Your solution will become twice more appealing if you give a short summary of your thinking/what you did here.

vishesh_345 · July 26, 2017, 1:51pm

@soheb17 that was a good observation. @vijju123 Actually In this question you will always get a maximum solution when you do half times 1 and remaining half do the other. You can notice this by custom inputs. What i mean to say is that in this question quadratic equation having roots first (no on the first) and second(no on the second) are equal.
In other words equal values has given extrema in this quadratic equation and so you know that how much to press on first and on second and you get the answer in O(1).

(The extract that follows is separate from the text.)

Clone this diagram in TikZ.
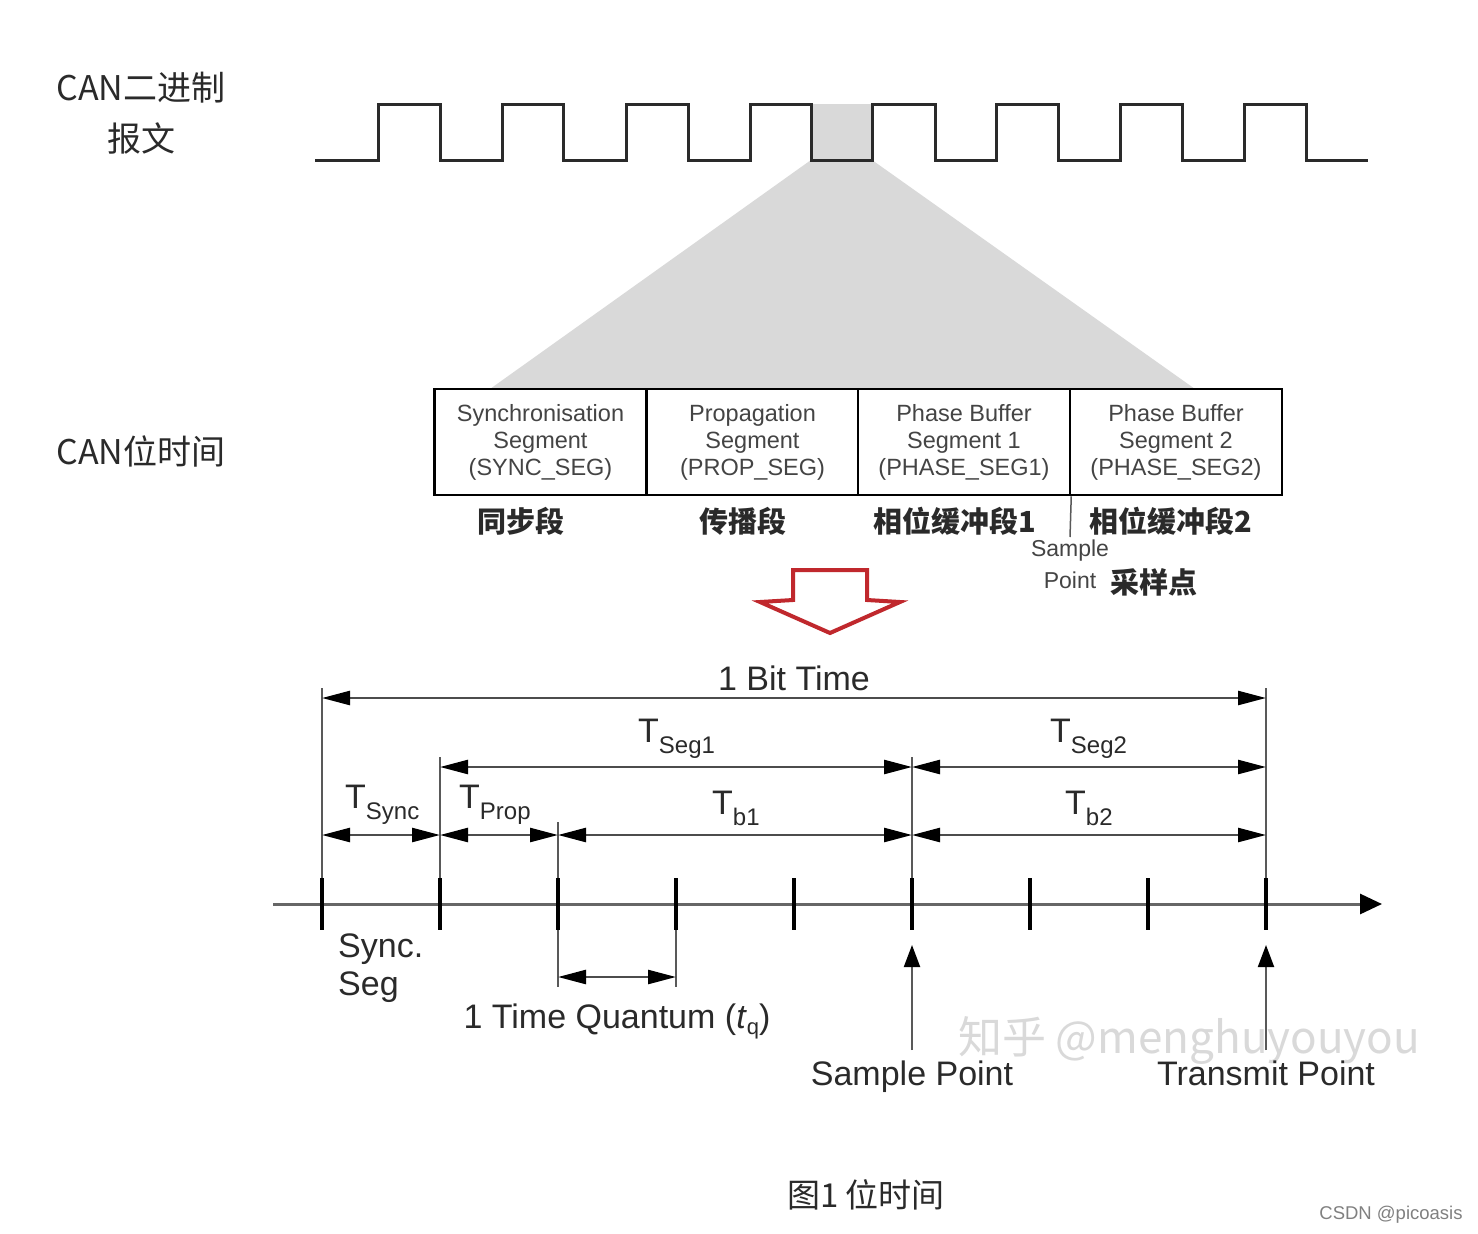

rollo_1212 · March 11, 2022, 8:41pm

Can someone please explain, why this is incorrect?
I am not able to understand what is wrong with the approach as given by @harsh24

pandey_adm · March 14, 2022, 5:51pm

Problem is that in the equation he ignored the remainder of (N - x) / B. It is optimal to use the remainder in increasing number on first digit. If B * q + r = (N - x) then maximum answer should be q * (x + (N - x) - B * q) = q * (N - B * q) but this becomes equivalent to fixing the number of times second button was pressed.